AIM: Leave out the pictures and set down exactly the lines from the start of the listing through the one with "const yTicks = [50, 100, 150, 200];", both included.

(Stored data entries)
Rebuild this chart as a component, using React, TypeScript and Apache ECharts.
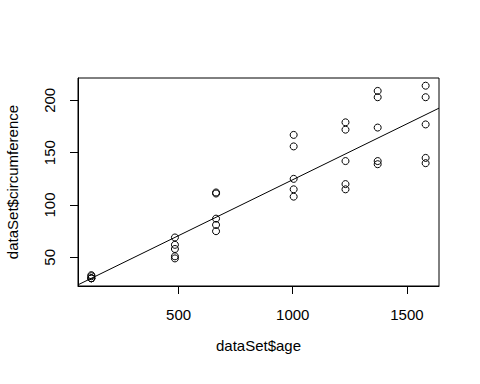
import React, { useEffect, useRef } from "react";
import * as echarts from "echarts";

const ages = [118, 484, 664, 1004, 1231, 1372, 1582];
const tree1 = [30, 58, 87, 115, 120, 142, 145];
const tree2 = [33, 69, 111, 156, 172, 203, 203];
const tree3 = [30, 51, 75, 108, 115, 139, 140];
const tree4 = [32, 62, 112, 167, 179, 209, 214];
const tree5 = [30, 49, 81, 125, 142, 174, 177];
const xTicks = [500, 1000, 1500];
const yTicks = [50, 100, 150, 200];

const X_MIN = 59.44;
const X_MAX = 1640.56;
const Y_MIN = 22.64;
const Y_MAX = 221.36;

export default function App() {
  const ref = useRef<HTMLDivElement>(null);
  useEffect(() => {
    if (!ref.current) return;
    const chart = echarts.init(ref.current, undefined, { renderer: "svg" });
    const pts: number[][] = [];
    [tree1, tree2, tree3, tree4, tree5].forEach((t) =>
      t.forEach((v, i) => pts.push([ages[i], v]))
    );
    const n = pts.length;
    const mx = pts.reduce((s, p) => s + p[0], 0) / n;
    const my = pts.reduce((s, p) => s + p[1], 0) / n;
    let sxy = 0,
      sxx = 0;
    pts.forEach((p) => {
      sxy += (p[0] - mx) * (p[1] - my);
      sxx += (p[0] - mx) * (p[0] - mx);
    });
    const b = sxy / sxx;
    const a = my - b * mx;
    const font = "Liberation Sans, Arial, sans-serif";
    chart.setOption({
      animation: false,
      backgroundColor: "#ffffff",
      grid: {
        left: 78,
        right: 41,
        top: 78,
        bottom: 98,
        show: true,
        borderColor: "#000",
        borderWidth: 1,
        backgroundColor: "transparent",
        containLabel: false,
        outerBoundsMode: "none",
      },
      xAxis: {
        type: "value",
        min: X_MIN,
        max: X_MAX,
        name: "dataSet$age",
        nameLocation: "middle",
        nameGap: 52,
        nameTextStyle: { color: "#000", fontSize: 15, fontFamily: font },
        axisLine: { show: true, lineStyle: { color: "#000", width: 1 } },
        splitLine: { show: false },
        axisTick: {
          show: true,
          length: 8,
          inside: false,
          customValues: xTicks,
          lineStyle: { color: "#000", width: 1 },
        },
        axisLabel: {
          customValues: xTicks,
          formatter: (v: number) => String(v),
          color: "#000",
          fontSize: 15,
          fontFamily: font,
          margin: 21,
        },
      },
      yAxis: {
        type: "value",
        min: Y_MIN,
        max: Y_MAX,
        name: "dataSet$circumference",
        nameLocation: "middle",
        nameGap: 58,
        nameTextStyle: { color: "#000", fontSize: 15, fontFamily: font },
        axisLine: { show: true, lineStyle: { color: "#000", width: 1 } },
        splitLine: { show: false },
        axisTick: {
          show: true,
          length: 8,
          inside: false,
          customValues: yTicks,
          lineStyle: { color: "#000", width: 1 },
        },
        axisLabel: {
          customValues: yTicks,
          formatter: (v: number) => String(v),
          rotate: 90,
          color: "#000",
          fontSize: 15,
          fontFamily: font,
          margin: 21,
        },
      },
      series: [
        {
          type: "scatter",
          data: pts,
          symbol: "circle",
          symbolSize: 7,
          itemStyle: {
            color: "rgba(0,0,0,0)",
            borderColor: "#000",
            borderWidth: 1,
            opacity: 1,
          },
        },
        {
          type: "line",
          data: [
            [X_MIN, a + b * X_MIN],
            [X_MAX, a + b * X_MAX],
          ],
          showSymbol: false,
          symbol: "none",
          clip: true,
          lineStyle: { color: "#000", width: 1 },
        },
      ],
    });
    return () => chart.dispose();
  }, []);
  return (
    <div
      ref={ref}
      style={{ position: "fixed", left: 0, top: 0, width: 480, height: 384 }}
    />
  );
}
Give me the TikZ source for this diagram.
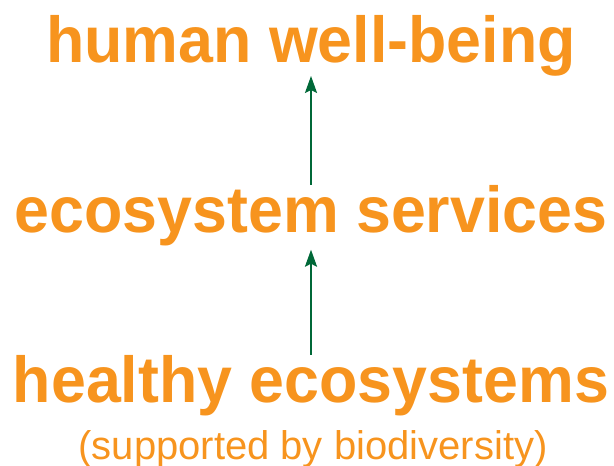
\documentclass[tikz,border=0pt]{standalone}
\usepackage{fontspec}
\setmainfont{Liberation Sans}
\newfontfamily\headfont[FakeStretch=0.965]{Liberation Sans}
\usetikzlibrary{positioning,arrows.meta}
\definecolor{eduorange}{HTML}{F7941E}
\definecolor{edugreen}{HTML}{006838}
\begin{document}
\begin{tikzpicture}[x=1pt, y=-1pt,
	head/.style={inner sep=0pt, anchor=base, text=eduorange, font=\headfont\bfseries\fontsize{65}{65}\selectfont},
	sub/.style={inner sep=0pt, anchor=base, text=eduorange, font=\fontsize{40}{40}\selectfont},
	uparrow/.style={edugreen, line width=2.2pt, -{Stealth[length=17pt, width=12pt, inset=3pt]}}]
			\useasboundingbox (0,0) rectangle (614,466);
			\node[head] (wellbeing) at (311,62) {human well-being};
			\node[head] (services) at (311,232) {ecosystem services};
			\node[head] (healthy) at (311,402) {healthy ecosystems};
			\node[sub] (support) at (313,459) {(supported by biodiversity)};
			\draw[uparrow] (services.north) -- (wellbeing.south);
			\draw[uparrow, shorten >=4pt] (healthy.north) -- (services.south);
		\end{tikzpicture}
\end{document}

REPLY:
Rebuild this chart as a component, using React, TypeScript and Apache ECharts.
import React, { useEffect, useRef } from "react";
import * as echarts from "echarts";

const ages = [118, 484, 664, 1004, 1231, 1372, 1582];
const tree1 = [30, 58, 87, 115, 120, 142, 145];
const tree2 = [33, 69, 111, 156, 172, 203, 203];
const tree3 = [30, 51, 75, 108, 115, 139, 140];
const tree4 = [32, 62, 112, 167, 179, 209, 214];
const tree5 = [30, 49, 81, 125, 142, 174, 177];
const xTicks = [500, 1000, 1500];
const yTicks = [50, 100, 150, 200];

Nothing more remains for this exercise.